Julie Bishop expects Australia to win UN human rights council seat after France drops out

Julie Bishop
Julie Bishop says the two vacancies on the United Nations human rights council ‘should be filled by Australia and Spain’. Photograph: Lukas Coch/AAP

Australia is all but a shoo-in to win a seat on the United Nations human rights council after one of its rivals pulled out.

France and Spain were vying with Australia for the two open seats but French diplomats decided last week to delay their country’s bid.

The foreign affairs minister, Julie Bishop, hopes Australia will be able to serve a term from 2018-20 on the council with distinction.

“There’s been significant support for us,” she told ABC TV on Sunday. “There still has to be a vote in October but, at this stage, the two vacancies should be filled by Australia and Spain.”

Bishop said Australia had been encouraged by like-minded countries to run for the seat.

“I have been personally delighted with the level of support that Australia has received from around the world for our bid to serve on the UN human rights council,” she said. “We certainly will have a very vocal voice on the issue of human rights and we’ll bring to it the pragmatic, principled approach that we bring to all our international relations and engagements.”

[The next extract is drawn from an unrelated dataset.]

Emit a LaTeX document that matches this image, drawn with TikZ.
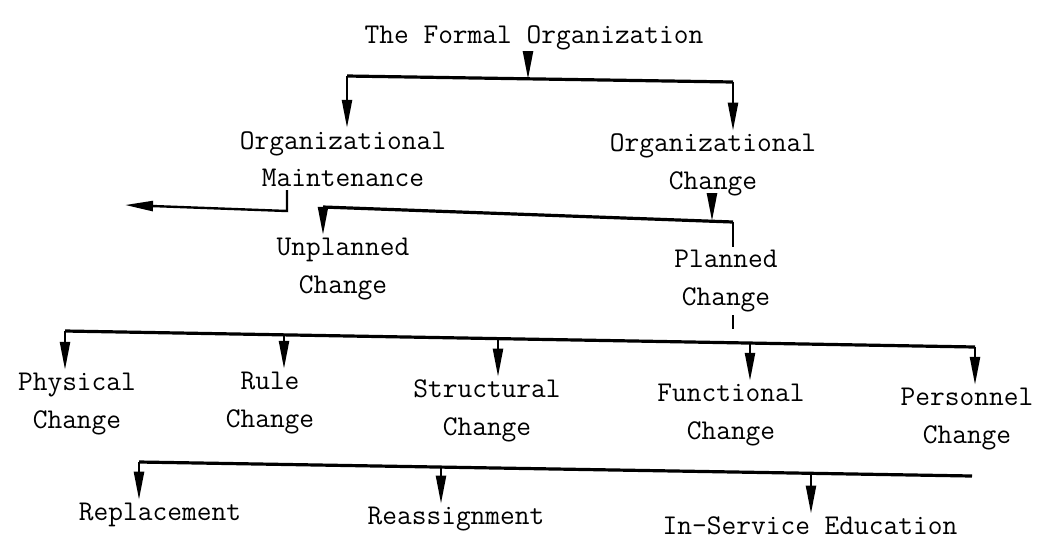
\documentclass[tikz,border=0pt]{standalone}
\usetikzlibrary{arrows.meta}

\begin{document}
\begin{tikzpicture}[x=0.5pt,y=-0.5pt,
  every node/.style={font=\ttfamily\fontsize{14.3}{18.8}\selectfont,align=center,inner sep=1.5pt},
  bar/.style={line width=1.6pt},
  stem/.style={line width=1.2pt},
  drop/.style={line width=1.2pt,-{Triangle[length=14pt,width=5pt]}}]

\useasboundingbox (0,0) rectangle (1055,548);

% top level
\node (fo) at (534,38) {The Formal Organization};
\coordinate (b1a) at (347,76);
\coordinate (b1m) at (528,79);
\coordinate (b1b) at (733,82);
\draw[bar] (b1a) -- (b1b);
\draw[drop] (b1m |- fo.south) -- (b1m);

\node (om) at (343,159) {Organizational\\Maintenance};
\node (oc) at (713,165) {Organizational\\Change};
\draw[drop] (b1a) -- (b1a |- om.north);
\draw[drop] (b1b) -- (b1b |- oc.north);

% maintenance goes off to the left
\coordinate (mt) at (287,211);
\coordinate (ml) at (125,205);
\draw[drop] (mt |- om.south) -- (mt) -- (ml);

% change: unplanned / planned
\coordinate (b2a) at (323,207);
\coordinate (b2m) at (712,221);
\coordinate (b2b) at (733,222);
\draw[bar] (b2a) -- (b2b);
\draw[drop] (b2m |- oc.south) -- (b2m);

\node (un) at (343,269) {Unplanned\\Change};
\node (pc) at (726,281) {Planned\\Change};
\draw[drop] (b2a) -- (b2a |- un.north);
\draw[stem] (b2b) -- (b2b |- pc.north);

% kinds of planned change
\coordinate (ps) at (733,329);
\draw[stem] (ps |- pc.south) -- (ps);

\coordinate (b3a) at (65,331);
\coordinate (b3b) at (975,347);
\coordinate (k2) at (284,335);
\coordinate (k3) at (498,339);
\coordinate (k4) at (750,343);
\draw[bar] (b3a) -- (b3b);

\node (ph) at (77,404) {Physical\\Change};
\node (ru) at (270,403) {Rule\\Change};
\node (st) at (487,411) {Structural\\Change};
\node (fu) at (731,415) {Functional\\Change};
\node (pe) at (967,419) {Personnel\\Change};
\draw[drop] (b3a) -- (b3a |- ph.north);
\draw[drop] (k2) -- (k2 |- ru.north);
\draw[drop] (k3) -- (k3 |- st.north);
\draw[drop] (k4) -- (k4 |- fu.north);
\draw[drop] (b3b) -- (b3b |- pe.north);

% personnel change
\coordinate (b4a) at (139,462);
\coordinate (b4b) at (972,476);
\coordinate (r2) at (441,467);
\coordinate (r3) at (811,473);
\draw[bar] (b4a) -- (b4b);

\node (rp) at (160,515) {Replacement};
\node (ra) at (456,519) {Reassignment};
\node (ed) at (810,526) {In-Service Education};
\draw[drop] (b4a) -- (b4a |- rp.north);
\draw[drop] (r2) -- (r2 |- ra.north);
\draw[drop] (r3) -- (r3 |- ed.north);

\end{tikzpicture}
\end{document}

In April, Nauru whistleblowers told a global women’s event in New York that Australia should be blocked from winning a seat on the UN body, because of systemic physical and sexual abuse in the island camps, and the international law violations of its indefinite detention regime.

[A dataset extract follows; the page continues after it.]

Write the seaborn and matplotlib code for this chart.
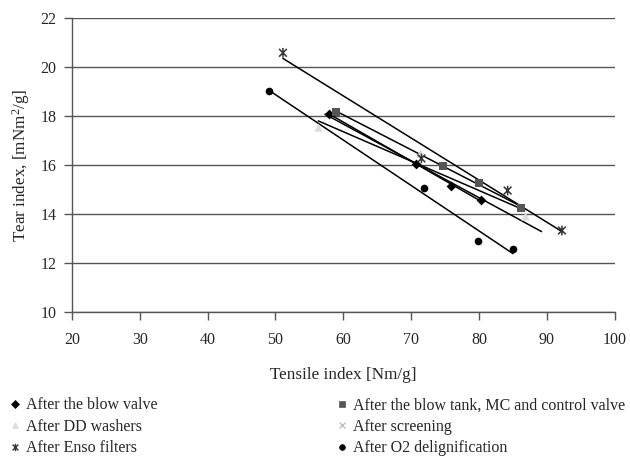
import matplotlib
matplotlib.use("Agg")
import matplotlib.pyplot as plt
from matplotlib.path import Path
import seaborn as sns
import pandas as pd

sns.set_theme(style="white")
plt.rcParams["font.family"] = ["Liberation Serif", "DejaVu Serif"]
plt.rcParams["mathtext.fontset"] = "custom"
plt.rcParams["mathtext.rm"] = "Liberation Serif"
plt.rcParams["mathtext.it"] = "Liberation Serif"

# Tensile vs tear index at each process position
blow_valve_x = [57.9, 70.7, 75.9, 80.3]
blow_valve_y = [18.1, 16.04, 15.16, 14.57]

blow_tank_x = [58.9, 74.7, 80.0, 86.1]
blow_tank_y = [18.18, 15.96, 15.28, 14.25]

dd_washers_x = [56.3, 71.3, 86.7]
dd_washers_y = [17.56, 16.48, 13.92]

screening_x = [57.3, 72.2, 81.3, 89.2]
screening_y = [18.15, 15.7, 14.47, 13.35]

enso_x = [51.1, 71.5, 84.2, 92.2]
enso_y = [20.58, 16.27, 14.96, 13.33]

o2_x = [49.0, 71.9, 79.9, 85.0]
o2_y = [19.02, 15.08, 12.9, 12.58]

# star marker: an x crossed by a vertical bar
star = Path([(0, -1), (0, 1), (-0.8, -0.8), (0.8, 0.8), (-0.8, 0.8), (0.8, -0.8)],
            [Path.MOVETO, Path.LINETO, Path.MOVETO, Path.LINETO, Path.MOVETO, Path.LINETO])

series = [
    ("After the blow valve", blow_valve_x, blow_valve_y, "D", "#000000", 5, False),
    ("After the blow tank, MC and control valve", blow_tank_x, blow_tank_y, "s", "#555555", 5.5, False),
    ("After DD washers", dd_washers_x, dd_washers_y, "^", "#dcdcdc", 6, False),
    ("After screening", screening_x, screening_y, "x", "#c0c0c0", 6, True),
    ("After Enso filters", enso_x, enso_y, star, "#333333", 7, True),
    ("After O2 delignification", o2_x, o2_y, "o", "#000000", 5.5, False),
]

fig, ax = plt.subplots(figsize=(6.3, 4.61), dpi=100)
fig.subplots_adjust(left=0.114, right=0.976, top=0.961, bottom=0.323)

handles = {}
for label, xs, ys, marker, color, size, is_line in series:
    df = pd.DataFrame({"x": xs, "y": ys})
    sns.regplot(data=df, x="x", y="y", ax=ax, ci=None, scatter=False,
                line_kws={"color": "black", "linewidth": 1.1, "zorder": 2})
    if is_line:
        kw = dict(facecolor="none", edgecolor=color, linewidth=1.1)
    else:
        kw = dict(color=color, edgecolor=color, linewidth=0)
    sns.scatterplot(data=df, x="x", y="y", legend=False, marker=marker,
                    s=size ** 2, zorder=3, ax=ax, **kw)
    handles[label] = plt.Line2D([], [], linestyle="none", marker=marker, color=color,
                                markersize=size * 0.75,
                                markeredgewidth=1.0 if is_line else 0.5)

ax.set_xlim(20, 100)
ax.set_ylim(10, 22)
ax.set_xticks(range(20, 101, 10))
ax.set_yticks(range(10, 23, 2))
ax.yaxis.grid(True, color="#555555", linewidth=1.0)
ax.set_axisbelow(True)
for side in ("top", "right"):
    ax.spines[side].set_visible(False)
for side in ("left", "bottom"):
    ax.spines[side].set_color("#555555")
    ax.spines[side].set_linewidth(1.0)
ax.tick_params(axis="both", direction="out", length=6, width=1, color="#555555",
               labelsize=11.5, pad=5, bottom=True, left=True)
ax.tick_params(axis="x", pad=8)

ax.set_xlabel("Tensile index [Nm/g]", fontsize=12.3, labelpad=14)
ax.set_ylabel("Tear index, [mNm$^2$/g]", fontsize=12.3, labelpad=6)

order = ["After the blow valve", "After DD washers", "After Enso filters",
         "After the blow tank, MC and control valve", "After screening",
         "After O2 delignification"]
fig.legend([handles[k] for k in order], order, loc="upper left",
           bbox_to_anchor=(0.004, 0.152), ncol=2, frameon=False, fontsize=11.5,
           handlelength=0.8, handletextpad=0.25, columnspacing=11.2,
           labelspacing=0.35, borderaxespad=0)

fig.savefig("out.png", dpi=100)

Other arms of the UN, including the special rapporteur on the human rights of migrants, and the UN committee against torture, have criticised offshore detention as unlawful.

Lobbying for a seat in a speech to the council in February, the minister for international development and the Pacific, Concetta Fierravanti-Wells, said Australia’s bid for a council seat, its first, reflected a “commitment to advance human rights”.

The council is not without controversy. Current members include Egypt, China, Cuba and Saudi Arabia, all countries with their own human rights abuses – including extrajudicial executions, arbitrary imprisonment and restrictions on freedoms of association, religion and speech.